- Problem: Everything from the first line of the data through the line with "2.80, 1.95, 1.85, 1.45, 2.30, 3.00, 2.75, 2.45]" is to be echoed exactly, minus the pictures.

--- START OF Information supplied ---

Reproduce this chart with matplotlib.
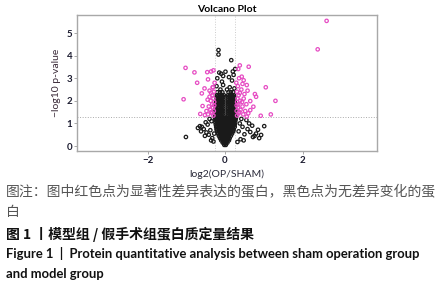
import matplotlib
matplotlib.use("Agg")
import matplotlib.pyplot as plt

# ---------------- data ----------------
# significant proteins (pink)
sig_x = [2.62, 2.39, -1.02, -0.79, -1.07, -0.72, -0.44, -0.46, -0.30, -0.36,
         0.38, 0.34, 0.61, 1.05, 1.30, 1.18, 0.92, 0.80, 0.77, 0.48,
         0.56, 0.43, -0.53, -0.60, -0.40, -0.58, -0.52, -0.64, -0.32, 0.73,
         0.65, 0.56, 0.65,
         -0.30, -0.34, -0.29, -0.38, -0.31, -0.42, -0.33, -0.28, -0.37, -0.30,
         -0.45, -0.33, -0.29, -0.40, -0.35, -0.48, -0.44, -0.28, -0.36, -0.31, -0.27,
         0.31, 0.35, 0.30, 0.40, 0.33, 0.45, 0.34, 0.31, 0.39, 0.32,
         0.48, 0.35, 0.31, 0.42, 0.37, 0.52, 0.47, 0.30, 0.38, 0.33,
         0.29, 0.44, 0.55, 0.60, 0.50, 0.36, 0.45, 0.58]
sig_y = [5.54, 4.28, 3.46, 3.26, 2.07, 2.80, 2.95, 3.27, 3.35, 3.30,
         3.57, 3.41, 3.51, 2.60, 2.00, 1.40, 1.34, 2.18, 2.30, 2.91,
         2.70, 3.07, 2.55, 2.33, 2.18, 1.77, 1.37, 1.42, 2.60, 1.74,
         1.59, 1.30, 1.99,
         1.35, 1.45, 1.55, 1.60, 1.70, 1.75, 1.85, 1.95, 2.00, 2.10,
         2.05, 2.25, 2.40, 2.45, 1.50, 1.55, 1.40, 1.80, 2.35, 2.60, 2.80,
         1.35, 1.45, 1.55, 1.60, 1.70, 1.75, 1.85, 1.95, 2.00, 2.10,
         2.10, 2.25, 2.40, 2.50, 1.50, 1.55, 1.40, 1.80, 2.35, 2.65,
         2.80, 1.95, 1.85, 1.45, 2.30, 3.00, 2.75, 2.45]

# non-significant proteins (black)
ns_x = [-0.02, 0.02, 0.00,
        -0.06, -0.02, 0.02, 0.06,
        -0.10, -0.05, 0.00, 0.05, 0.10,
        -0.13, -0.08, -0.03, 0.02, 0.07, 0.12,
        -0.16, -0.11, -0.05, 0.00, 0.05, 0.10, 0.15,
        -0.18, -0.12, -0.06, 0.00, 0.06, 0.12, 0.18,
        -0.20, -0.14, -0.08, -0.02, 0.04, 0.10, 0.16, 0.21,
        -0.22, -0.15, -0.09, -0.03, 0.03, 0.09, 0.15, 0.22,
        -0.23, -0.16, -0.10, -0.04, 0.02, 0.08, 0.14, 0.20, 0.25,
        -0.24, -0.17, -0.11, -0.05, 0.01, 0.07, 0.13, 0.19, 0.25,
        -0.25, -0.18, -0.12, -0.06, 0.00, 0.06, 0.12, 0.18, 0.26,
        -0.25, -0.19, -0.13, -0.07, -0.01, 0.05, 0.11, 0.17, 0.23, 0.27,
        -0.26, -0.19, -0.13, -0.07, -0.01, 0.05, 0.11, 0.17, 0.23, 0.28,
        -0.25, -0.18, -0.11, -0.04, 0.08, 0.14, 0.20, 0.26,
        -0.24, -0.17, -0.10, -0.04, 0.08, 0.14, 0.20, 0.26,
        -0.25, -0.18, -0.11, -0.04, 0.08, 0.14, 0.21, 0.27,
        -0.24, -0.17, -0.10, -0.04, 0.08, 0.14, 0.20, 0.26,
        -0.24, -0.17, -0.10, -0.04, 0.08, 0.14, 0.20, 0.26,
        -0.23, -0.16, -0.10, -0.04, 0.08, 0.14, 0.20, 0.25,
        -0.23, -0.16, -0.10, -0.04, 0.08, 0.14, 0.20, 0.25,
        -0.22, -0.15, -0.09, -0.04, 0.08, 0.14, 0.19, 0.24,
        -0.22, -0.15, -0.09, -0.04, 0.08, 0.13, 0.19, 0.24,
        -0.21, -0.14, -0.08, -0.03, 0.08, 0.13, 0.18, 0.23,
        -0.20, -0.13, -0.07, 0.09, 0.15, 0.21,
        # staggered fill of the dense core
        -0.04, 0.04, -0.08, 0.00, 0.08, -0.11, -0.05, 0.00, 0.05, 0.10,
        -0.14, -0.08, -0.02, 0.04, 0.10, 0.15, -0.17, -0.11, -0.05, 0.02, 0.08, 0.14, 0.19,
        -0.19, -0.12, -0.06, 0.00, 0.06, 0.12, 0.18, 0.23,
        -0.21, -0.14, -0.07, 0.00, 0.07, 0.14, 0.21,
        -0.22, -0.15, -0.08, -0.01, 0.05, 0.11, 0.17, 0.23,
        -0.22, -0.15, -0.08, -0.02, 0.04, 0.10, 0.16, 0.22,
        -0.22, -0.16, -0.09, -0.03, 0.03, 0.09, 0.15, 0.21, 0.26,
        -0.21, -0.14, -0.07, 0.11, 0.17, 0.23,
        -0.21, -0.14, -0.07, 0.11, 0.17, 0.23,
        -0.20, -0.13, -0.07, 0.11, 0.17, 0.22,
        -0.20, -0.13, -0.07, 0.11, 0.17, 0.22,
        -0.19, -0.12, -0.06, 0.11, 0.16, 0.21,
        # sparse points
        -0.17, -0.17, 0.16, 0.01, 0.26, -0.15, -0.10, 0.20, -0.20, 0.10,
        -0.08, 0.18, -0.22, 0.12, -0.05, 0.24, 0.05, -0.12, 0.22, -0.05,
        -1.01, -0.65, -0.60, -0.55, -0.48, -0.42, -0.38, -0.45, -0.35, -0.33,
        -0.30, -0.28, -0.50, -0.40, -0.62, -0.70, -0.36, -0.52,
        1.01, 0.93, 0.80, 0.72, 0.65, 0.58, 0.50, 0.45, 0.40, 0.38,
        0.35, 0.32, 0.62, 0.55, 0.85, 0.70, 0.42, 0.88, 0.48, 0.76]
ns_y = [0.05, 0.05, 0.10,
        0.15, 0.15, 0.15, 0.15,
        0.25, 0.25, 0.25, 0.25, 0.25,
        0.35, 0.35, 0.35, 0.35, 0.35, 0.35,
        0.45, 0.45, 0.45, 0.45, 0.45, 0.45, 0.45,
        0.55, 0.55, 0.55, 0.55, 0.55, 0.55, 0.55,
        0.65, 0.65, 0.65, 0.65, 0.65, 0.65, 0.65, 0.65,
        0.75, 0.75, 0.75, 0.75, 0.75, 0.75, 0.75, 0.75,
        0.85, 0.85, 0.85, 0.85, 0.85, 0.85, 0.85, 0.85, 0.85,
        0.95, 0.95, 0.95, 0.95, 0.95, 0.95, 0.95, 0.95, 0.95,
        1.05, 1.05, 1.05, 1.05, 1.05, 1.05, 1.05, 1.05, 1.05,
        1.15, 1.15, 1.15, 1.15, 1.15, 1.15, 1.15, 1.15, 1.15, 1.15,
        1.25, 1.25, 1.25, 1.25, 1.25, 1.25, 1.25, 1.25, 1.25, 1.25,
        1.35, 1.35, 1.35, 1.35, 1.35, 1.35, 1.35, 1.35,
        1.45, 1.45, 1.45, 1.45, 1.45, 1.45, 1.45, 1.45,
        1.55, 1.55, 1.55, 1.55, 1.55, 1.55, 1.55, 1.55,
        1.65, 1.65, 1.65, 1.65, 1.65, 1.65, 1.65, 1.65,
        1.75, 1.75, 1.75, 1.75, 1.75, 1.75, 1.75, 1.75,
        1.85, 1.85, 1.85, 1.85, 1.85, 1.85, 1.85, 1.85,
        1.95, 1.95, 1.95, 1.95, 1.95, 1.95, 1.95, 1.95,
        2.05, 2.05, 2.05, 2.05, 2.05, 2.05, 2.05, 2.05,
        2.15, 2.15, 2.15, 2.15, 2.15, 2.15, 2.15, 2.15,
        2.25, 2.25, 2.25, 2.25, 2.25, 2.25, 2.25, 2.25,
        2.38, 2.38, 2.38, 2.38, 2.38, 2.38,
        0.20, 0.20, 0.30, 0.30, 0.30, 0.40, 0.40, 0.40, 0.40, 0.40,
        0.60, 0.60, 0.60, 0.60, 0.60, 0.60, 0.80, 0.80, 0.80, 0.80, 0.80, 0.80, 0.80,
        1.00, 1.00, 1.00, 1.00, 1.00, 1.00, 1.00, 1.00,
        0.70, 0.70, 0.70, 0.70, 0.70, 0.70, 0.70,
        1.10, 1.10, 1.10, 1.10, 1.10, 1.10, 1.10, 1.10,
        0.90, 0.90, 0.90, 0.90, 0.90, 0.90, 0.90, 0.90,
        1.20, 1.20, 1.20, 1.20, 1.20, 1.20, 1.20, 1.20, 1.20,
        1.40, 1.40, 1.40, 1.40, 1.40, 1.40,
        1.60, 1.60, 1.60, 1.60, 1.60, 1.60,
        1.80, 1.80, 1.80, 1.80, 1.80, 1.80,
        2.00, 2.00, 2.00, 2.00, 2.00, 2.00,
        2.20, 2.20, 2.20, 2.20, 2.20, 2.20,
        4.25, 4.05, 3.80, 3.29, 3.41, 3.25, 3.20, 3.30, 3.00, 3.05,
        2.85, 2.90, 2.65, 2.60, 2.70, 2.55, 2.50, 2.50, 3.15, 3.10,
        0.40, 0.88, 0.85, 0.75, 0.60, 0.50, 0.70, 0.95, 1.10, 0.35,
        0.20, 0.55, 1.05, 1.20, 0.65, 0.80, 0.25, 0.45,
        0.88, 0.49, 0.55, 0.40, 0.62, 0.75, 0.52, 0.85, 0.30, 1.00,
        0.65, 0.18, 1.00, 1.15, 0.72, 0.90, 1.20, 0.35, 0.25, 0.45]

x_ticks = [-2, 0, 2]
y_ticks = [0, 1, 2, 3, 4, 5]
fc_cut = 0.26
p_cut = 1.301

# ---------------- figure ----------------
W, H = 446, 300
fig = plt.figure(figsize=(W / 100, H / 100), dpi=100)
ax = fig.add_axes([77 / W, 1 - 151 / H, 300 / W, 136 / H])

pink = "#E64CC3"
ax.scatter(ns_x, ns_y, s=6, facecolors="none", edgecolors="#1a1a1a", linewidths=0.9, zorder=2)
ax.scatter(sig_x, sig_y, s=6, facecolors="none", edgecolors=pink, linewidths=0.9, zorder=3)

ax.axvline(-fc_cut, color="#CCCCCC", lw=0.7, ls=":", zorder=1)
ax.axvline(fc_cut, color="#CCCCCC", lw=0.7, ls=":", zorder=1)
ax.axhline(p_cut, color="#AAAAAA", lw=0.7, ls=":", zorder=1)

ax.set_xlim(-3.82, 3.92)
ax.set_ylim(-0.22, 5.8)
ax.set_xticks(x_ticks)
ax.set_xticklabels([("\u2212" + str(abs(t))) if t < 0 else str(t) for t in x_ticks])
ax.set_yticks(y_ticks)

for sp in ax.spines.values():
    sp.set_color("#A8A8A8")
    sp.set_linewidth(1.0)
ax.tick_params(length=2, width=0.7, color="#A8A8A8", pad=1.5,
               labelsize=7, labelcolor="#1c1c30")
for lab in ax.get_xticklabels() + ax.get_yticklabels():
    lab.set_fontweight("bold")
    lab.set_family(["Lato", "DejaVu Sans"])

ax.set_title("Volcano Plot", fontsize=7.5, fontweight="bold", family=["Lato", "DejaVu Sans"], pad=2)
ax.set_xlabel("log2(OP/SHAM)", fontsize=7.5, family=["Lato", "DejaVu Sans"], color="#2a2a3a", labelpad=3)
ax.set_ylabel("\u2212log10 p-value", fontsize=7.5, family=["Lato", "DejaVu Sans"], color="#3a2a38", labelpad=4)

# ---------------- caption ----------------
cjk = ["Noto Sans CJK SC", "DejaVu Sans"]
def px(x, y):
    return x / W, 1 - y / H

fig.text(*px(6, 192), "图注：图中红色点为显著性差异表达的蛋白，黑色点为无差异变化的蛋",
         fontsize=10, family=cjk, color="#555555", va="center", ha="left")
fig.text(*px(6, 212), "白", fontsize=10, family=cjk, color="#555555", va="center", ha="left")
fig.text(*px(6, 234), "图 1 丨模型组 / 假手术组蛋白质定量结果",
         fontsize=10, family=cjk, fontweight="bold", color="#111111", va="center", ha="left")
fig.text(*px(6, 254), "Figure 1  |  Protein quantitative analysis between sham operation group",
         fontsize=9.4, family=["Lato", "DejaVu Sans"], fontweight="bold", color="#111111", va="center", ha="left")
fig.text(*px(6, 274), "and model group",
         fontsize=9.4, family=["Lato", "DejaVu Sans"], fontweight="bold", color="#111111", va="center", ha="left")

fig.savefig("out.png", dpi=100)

--- END OF Information supplied ---

- The completed task:
Reproduce this chart with matplotlib.
import matplotlib
matplotlib.use("Agg")
import matplotlib.pyplot as plt

# ---------------- data ----------------
# significant proteins (pink)
sig_x = [2.62, 2.39, -1.02, -0.79, -1.07, -0.72, -0.44, -0.46, -0.30, -0.36,
         0.38, 0.34, 0.61, 1.05, 1.30, 1.18, 0.92, 0.80, 0.77, 0.48,
         0.56, 0.43, -0.53, -0.60, -0.40, -0.58, -0.52, -0.64, -0.32, 0.73,
         0.65, 0.56, 0.65,
         -0.30, -0.34, -0.29, -0.38, -0.31, -0.42, -0.33, -0.28, -0.37, -0.30,
         -0.45, -0.33, -0.29, -0.40, -0.35, -0.48, -0.44, -0.28, -0.36, -0.31, -0.27,
         0.31, 0.35, 0.30, 0.40, 0.33, 0.45, 0.34, 0.31, 0.39, 0.32,
         0.48, 0.35, 0.31, 0.42, 0.37, 0.52, 0.47, 0.30, 0.38, 0.33,
         0.29, 0.44, 0.55, 0.60, 0.50, 0.36, 0.45, 0.58]
sig_y = [5.54, 4.28, 3.46, 3.26, 2.07, 2.80, 2.95, 3.27, 3.35, 3.30,
         3.57, 3.41, 3.51, 2.60, 2.00, 1.40, 1.34, 2.18, 2.30, 2.91,
         2.70, 3.07, 2.55, 2.33, 2.18, 1.77, 1.37, 1.42, 2.60, 1.74,
         1.59, 1.30, 1.99,
         1.35, 1.45, 1.55, 1.60, 1.70, 1.75, 1.85, 1.95, 2.00, 2.10,
         2.05, 2.25, 2.40, 2.45, 1.50, 1.55, 1.40, 1.80, 2.35, 2.60, 2.80,
         1.35, 1.45, 1.55, 1.60, 1.70, 1.75, 1.85, 1.95, 2.00, 2.10,
         2.10, 2.25, 2.40, 2.50, 1.50, 1.55, 1.40, 1.80, 2.35, 2.65,
         2.80, 1.95, 1.85, 1.45, 2.30, 3.00, 2.75, 2.45]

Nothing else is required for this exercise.